Apple’s $165 billion mountain of cash are again fueling speculation – Disney, again — that the world’s most valuable company should make a big acquisition.
Jeran Wittenstein and Ryan Vlastelica for Bloomberg:
Entertainment giant Walt Disney Co. recently joined a long list of potential acquisition targets that over the years has grown to include Netflix Inc., Tesla Inc., Peloton Interactive Inc. and Sonos Inc.

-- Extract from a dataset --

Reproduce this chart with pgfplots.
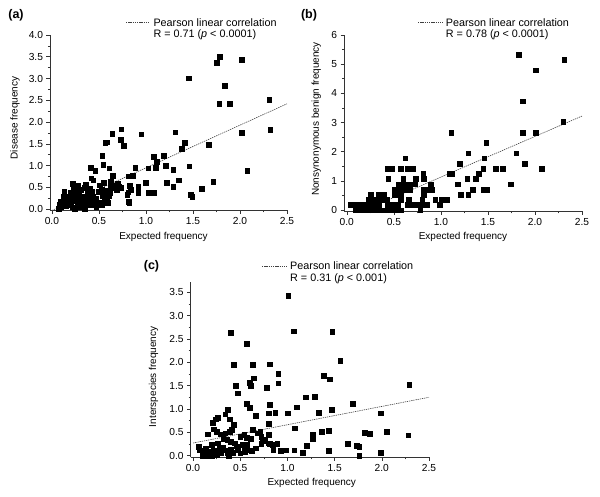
\documentclass[border=0pt]{standalone}
\usepackage{fontspec}
\setmainfont{Liberation Sans}
\usepackage{pgfplots}
\pgfplotsset{compat=1.18}
\tikzset{fitline/.style={black!75, line width=0.6pt, dash pattern=on 1.3pt off 0.9pt}}
\pgfplotsset{
  panel/.style={
    scale only axis,
    axis lines*=left,
    axis line style={-, black!80, line width=0.6pt},
    tick align=outside,
    major tick length=3.5pt,
    minor tick length=2pt,
    tick style={black!80, line width=0.6pt},
    minor x tick num=1, minor y tick num=1,
    xtick={0,0.5,1,1.5,2,2.5},
    xmax=2.5,
    tick label style={font=\fontsize{10.2}{12}\selectfont},
    /pgf/number format/assume math mode=true,
    xticklabel style={/pgf/number format/.cd, fixed, fixed zerofill, precision=1},
    label style={font=\fontsize{10.8}{12}\selectfont},
    clip=false,
  },
  pts/.style={only marks, mark=square*, mark size=2.35pt, mark options={draw=black, fill=black, line width=0.3pt}},
  fit/.style={no marks, fitline},
}
\begin{document}
\begin{tikzpicture}
% ---------------- (a) ----------------
\begin{axis}[panel,
  at={(50pt,286.5pt)}, anchor=south west,
  width=237pt, height=175.5pt,
  xmin=-0.02, ymin=-0.03, ymax=4,
  ytick={0,0.5,1,1.5,2,2.5,3,3.5,4},
  yticklabel style={/pgf/number format/.cd, fixed, fixed zerofill, precision=1},
  xlabel={Expected frequency}, ylabel={Disease frequency},
  every axis x label/.style={at={(axis description cs:0.479,-0.149)}, anchor=center},
  every axis y label/.style={at={(axis description cs:-0.148,0.527)}, rotate=90, anchor=center},
]
\addplot[fit] coordinates {(0,-0.03) (2.5,2.42)};
\addplot[pts] coordinates {
(1.786,3.50) (1.75,3.37) (2.016,3.43) (1.457,3.01) (1.84,2.83) (1.78,2.43) (1.89,2.43)
(2.31,2.52) (2.32,1.82) (2.02,1.75) (2.075,0.89) (1.715,0.64) (1.67,1.48) (1.59,0.47)
(1.475,0.34) (1.49,0.28) (1.46,0.99) (1.414,1.52) (1.38,1.39) (1.31,1.77) (1.35,0.67)
(1.29,0.91) (1.29,0.52) (1.21,1.00) (1.185,1.23) (1.22,0.61) (1.114,1.09) (1.08,1.21)
(1.10,0.96) (1.08,0.38) (1.025,0.94) (1.025,0.38) (1.0,0.61) (0.95,1.72) (0.884,0.96)
(0.916,0.51) (0.916,0.38) (0.86,0.77) (0.83,0.54) (0.735,1.84) (0.73,1.59) (0.76,1.46)
(0.64,1.74) (0.587,1.54) (0.566,1.53) (0.534,1.23) (0.545,1.02) (0.608,0.94) (0.41,0.95)
(0.46,0.89) (0.418,0.71) (0.44,0.67) (0.643,0.77) (0.626,0.63) (0.55,0.61) (0.81,0.76)
(0.81,0.39) (0.817,0.18) (0.82,0.145) (0.80,0.33) (0.84,0.45)
(0.66,0.55) (0.68,0.50) (0.70,0.60) (0.71,0.52) (0.73,0.50) (0.69,0.45) (0.65,0.48)
(0.62,0.52) (0.62,0.38) (0.60,0.30) (0.57,0.42) (0.56,0.35) (0.58,0.22) (0.56,0.18)
(0.59,0.15) (0.53,0.45) (0.50,0.40) (0.51,0.55) (0.47,0.25) (0.45,0.18) (0.43,0.30)
(0.42,0.40) (0.40,0.47) (0.38,0.35) (0.40,0.25) (0.37,0.18) (0.42,0.15) (0.44,0.10)
(0.35,0.50) (0.36,0.56) (0.34,0.30) (0.32,0.25) (0.30,0.30) (0.31,0.15) (0.29,0.05)
(0.33,0.08) (0.35,0.02) (0.27,0.12) (0.25,0.20) (0.26,0.35) (0.23,0.45) (0.24,0.55)
(0.22,0.58) (0.25,0.50) (0.27,0.48) (0.28,0.55) (0.20,0.38) (0.21,0.30) (0.19,0.25)
(0.18,0.18) (0.17,0.10) (0.22,0.05) (0.24,0.02) (0.20,0.12) (0.15,0.08) (0.14,0.20)
(0.13,0.40) (0.12,0.15) (0.11,0.12) (0.10,0.05) (0.09,0.18) (0.08,0.10) (0.07,0.02)
(0.12,0.28) (0.16,0.30) (0.29,0.38) (0.31,0.45) (0.26,0.25) (0.38,0.10) (0.47,0.05)
(0.50,0.15) (0.53,0.10) (0.54,0.30)
};
\end{axis}
% ---------------- (b) ----------------
\begin{axis}[panel,
  at={(344pt,285.5pt)}, anchor=south west,
  width=238pt, height=176.5pt,
  xmin=-0.03, ymin=-0.05, ymax=6,
  ytick={0,1,2,3,4,5,6},
  xlabel={Expected frequency}, ylabel={Nonsynonymous benign frequency},
  every axis x label/.style={at={(axis description cs:0.50,-0.143)}, anchor=center},
  every axis y label/.style={at={(axis description cs:-0.116,0.524)}, rotate=90, anchor=center},
]
\addplot[fit] coordinates {(0.19,0) (2.5,3.22)};
\addplot[pts] coordinates {
(0.09,0) (0.12,0) (0.15,0) (0.18,0) (0.21,0) (0.24,0) (0.27,0) (0.30,0) (0.33,0) (0.36,0)
(0.39,0) (0.42,0) (0.45,0) (0.48,0) (0.51,0) (0.57,0) (0.78,0)
(0.04,0.178) (0.07,0.178) (0.10,0.178) (0.13,0.178) (0.16,0.178) (0.22,0.178) (0.25,0.178)
(0.28,0.178) (0.31,0.178) (0.34,0.178) (0.43,0.178) (0.47,0.178) (0.50,0.178) (0.54,0.178)
(0.65,0.178) (0.69,0.178) (0.75,0.178) (0.79,0.178) (0.85,0.178) (0.99,0.178)
(0.23,0.355) (0.27,0.355) (0.31,0.355) (0.37,0.355) (0.40,0.355) (0.43,0.355) (0.57,0.355)
(0.66,0.355) (0.80,0.355) (0.94,0.355) (1.01,0.355) (1.06,0.355)
(0.25,0.533) (0.34,0.533) (0.39,0.533) (0.51,0.533) (0.55,0.533) (0.57,0.533) (0.82,0.533)
(1.21,0.533) (1.29,0.533)
(0.51,0.71) (0.54,0.71) (0.57,0.71) (0.60,0.71) (0.63,0.71) (0.67,0.71) (0.82,0.71)
(0.87,0.71) (0.90,0.71) (1.34,0.71) (1.45,0.71) (1.49,0.71)
(0.55,0.888) (0.59,0.888) (0.62,0.888) (0.66,0.888) (0.72,0.888) (0.89,0.888) (1.18,0.888) (1.74,0.888)
(0.44,1.066) (0.60,1.066) (0.73,1.066) (0.82,1.066) (1.28,1.066) (1.37,1.066)
(0.81,1.243) (1.09,1.243) (1.12,1.243) (1.40,1.243)
(0.43,1.421) (0.48,1.421) (0.57,1.421) (0.64,1.421) (0.70,1.421) (1.45,1.421) (1.58,1.421)
(1.66,1.421) (2.07,1.421)
(1.20,1.598) (1.89,1.598)
(0.62,1.776) (1.46,1.776)
(1.29,1.954) (1.80,1.954)
(1.48,2.31)
(1.11,2.664) (1.87,2.664) (2.01,2.664)
(2.30,3.02) (1.87,3.73) (2.01,4.80) (2.31,5.15) (1.83,5.33)
};
\end{axis}
% ---------------- (c) ----------------
\begin{axis}[panel,
  at={(190.7pt,39.5pt)}, anchor=south west,
  width=238.3pt, height=175.5pt,
  xmin=-0.025, ymin=-0.04, ymax=3.72,
  ytick={0,0.5,1,1.5,2,2.5,3,3.5},
  yticklabel style={/pgf/number format/.cd, fixed, fixed zerofill, precision=1},
  xlabel={Expected frequency}, ylabel={Interspecies frequency},
  every axis x label/.style={at={(axis description cs:0.508,-0.147)}, anchor=center},
  every axis y label/.style={at={(axis description cs:-0.156,0.46)}, rotate=90, anchor=center},
]
\addplot[fit] coordinates {(0,0.27) (2.5,1.25)};
\addplot[pts] coordinates {
(1.007,3.43) (0.40,2.63) (0.57,2.40) (1.063,2.67) (1.475,2.66) (1.56,2.03) (0.43,1.95)
(0.63,1.95) (0.81,1.96) (0.90,1.75) (0.64,1.66) (0.60,1.57) (0.61,1.50) (0.45,1.50)
(0.47,1.34) (0.78,1.46) (0.90,1.55) (1.387,1.72) (1.45,1.64) (2.29,1.52) (1.19,1.25)
(1.29,1.26) (0.57,1.11) (0.60,1.03) (0.81,1.09) (1.10,1.04) (1.0,0.91) (0.87,0.92)
(0.80,0.91) (1.33,0.92) (1.47,0.99) (1.69,1.11) (1.99,0.91) (0.66,0.86) (0.37,0.99)
(0.34,0.89) (0.39,0.78) (0.43,0.67) (0.21,0.70) (0.24,0.78) (0.26,0.82) (0.80,0.69)
(1.08,0.59) (0.63,0.56) (0.68,0.48) (0.71,0.51) (0.80,0.45) (1.27,0.46) (1.27,0.37)
(1.36,0.51) (1.44,0.53) (1.82,0.49) (1.87,0.47) (2.05,0.51) (2.28,0.44) (1.64,0.25)
(1.73,0.21) (1.76,0.19) (1.76,0.0) (1.99,0.07) (1.20,0.21) (1.16,0.07) (1.07,0.12)
(0.98,0.12) (0.93,0.10) (0.85,0.12) (0.89,0.25) (0.81,0.25) (0.74,0.32) (0.66,0.16)
(1.44,0.11) (0.155,0.46) (0.22,0.57) (0.25,0.51) (0.29,0.46) (0.34,0.48) (0.39,0.51)
(0.41,0.55) (0.32,0.37) (0.36,0.34) (0.40,0.30) (0.44,0.27) (0.50,0.41) (0.54,0.45)
(0.57,0.39) (0.61,0.37) (0.72,0.41) (0.76,0.34) (0.80,0.27) (0.84,0.23) (0.59,0.12)
(0.54,0.14) (0.57,0.23) (0.52,0.23) (0.46,0.20) (0.47,0.12) (0.40,0.13) (0.42,0.06)
(0.32,0.17) (0.34,0.12) (0.36,0.05) (0.26,0.27) (0.28,0.16) (0.29,0.07) (0.20,0.23)
(0.22,0.12) (0.24,0.05) (0.13,0.16) (0.155,0.09) (0.18,0.04) (0.11,0.06) (0.07,0.12)
(0.06,0.19) (0.10,0.0) (0.15,0.0) (0.20,0.0) (0.25,0.02) (0.38,0.0) (0.50,0.05)
(0.55,0.08) (0.62,0.10) (0.72,0.25)
};
\end{axis}
% ---------------- labels and legends ----------------
\begin{scope}[every node/.style={font=\fontsize{10.8}{13}\selectfont, inner sep=0pt}]
\node[font=\bfseries\fontsize{12.5}{14}\selectfont, inner sep=0pt] at (16pt,482pt) {(a)};
\node[font=\bfseries\fontsize{12.5}{14}\selectfont, inner sep=0pt] at (309pt,482pt) {(b)};
\node[font=\bfseries\fontsize{12.5}{14}\selectfont, inner sep=0pt] at (151.5pt,231pt) {(c)};
\draw[fitline] (126pt,474.3pt) -- (150pt,474.3pt);
\node[anchor=west] at (153.3pt,474.3pt) {Pearson linear correlation};
\node[anchor=west] at (153.3pt,462pt) {R = 0.71 (\textit{p} < 0.0001)};
\draw[fitline] (418pt,474.3pt) -- (443pt,474.3pt);
\node[anchor=west] at (445.7pt,474.3pt) {Pearson linear correlation};
\node[anchor=west] at (445.7pt,462pt) {R = 0.78 (\textit{p} < 0.0001)};
\draw[fitline] (262pt,231pt) -- (287pt,231pt);
\node[anchor=west] at (290pt,231pt) {Pearson linear correlation};
\node[anchor=west] at (290pt,218.5pt) {R = 0.31 (\textit{p} < 0.001)};
\end{scope}
\pgfresetboundingbox
\useasboundingbox (0pt,0pt) rectangle (600pt,497pt);
\end{tikzpicture}
\end{document}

They all have one thing in common: Anyone betting that Apple would buy them has so far been sorely disappointed.
“You’re probably missing the value of the business if you think the key catalyst for investment is a major acquisition,” said Kevin Walkush, portfolio manager at Jensen Investment Management. “It’s a low-probability bet.”
“Not doing a big deal hasn’t impacted them and if it ain’t broke, don’t fix it,” said Gregg Abella, chief executive officer of Investment Partners Asset Management, which holds the stock. “I’m pleased that Apple has a lot of discipline in this regard.”
Apple’s biggest purchase in its history was the $3 billion takeover of Beats Music and Beats Electronics in 2014. Microsoft’s pending acquisition of video game maker Activision Blizzard is valued at $69 billion…
Instead of splurging on deals, Apple returns much of its excess cash to shareholders via share buybacks and dividends. Those expenditures totaled more than $100 billion in fiscal 2022 and it still had $165 billion in cash, cash equivalents and marketable securities, as of Dec. 31.
MacDailyNews Take: As we wrote earlier this week, “Tim Cook has shown no appetite for mega acquisitions. Disney’s price tag would be at least $200 billion. Apple’s largest acquisition ever occurred in 2014, when the company acquired Beats Electronics for a mere $3 billion, a relatively paltry drop in the bucket (in Apple’s last-reported quarter, the company posted revenue of $117.2 billion. Apple’s revenue for calendar 2022 was $387.537 billion).”